Western Feminist and GLBT movements: “bourgeois”?

I haven’t even had time to read Lauren’s first posts yet, but I feel like I know Lauren well enough to have a grasp on what inspired her to start this; I feel fully prepared to contribute. I really like this idea. I’ve learned two things very quickly since leaving GAC:

1. Smart, amazing people that you really click with are harder to come by than I would like.

2. Continuing to learn and think critically about all manner of human issues is now more in my own hands than ever.

Any chance to hear people’s ideas, and keep thinking and learning, is alright with me.

Steve and I drove back from his aunt’s cabin in McGregor today, about two hours in the car, and we had one of those long discussions that starts somewhere specific and grows from there. We covered lots of ideas, but one important point Steve brought up was that he has trouble supporting feminist and queer movements in the U.S. after spending a semester in India and seeing people lined up on the side of the street in the morning hoping to get a chance to work that day.

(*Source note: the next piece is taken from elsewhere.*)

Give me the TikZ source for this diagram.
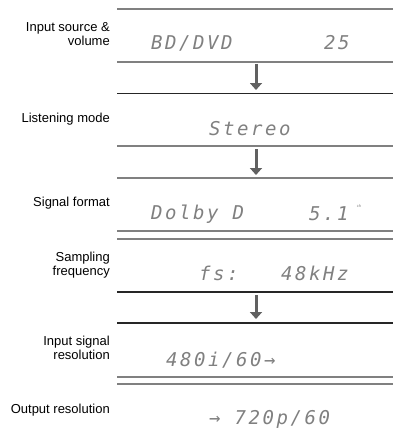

I agree that many movements in the Western world to end specific types of oppression sometimes ignore or downplay other types of oppression. I pointed out that many “feminists” in developing countries are often not fighting for equal wages, but the right to survive.

I feel like this could go two ways: a movement could become so focused as to lose sight of all things other than obtaining a specific objective and exist to only achieve one end regardless of all other consequences, or a movement could become too general and by embodying to broad of a scope, achieve no real meaningful change.

Do you think this is a real problem? Is there a good middle ground?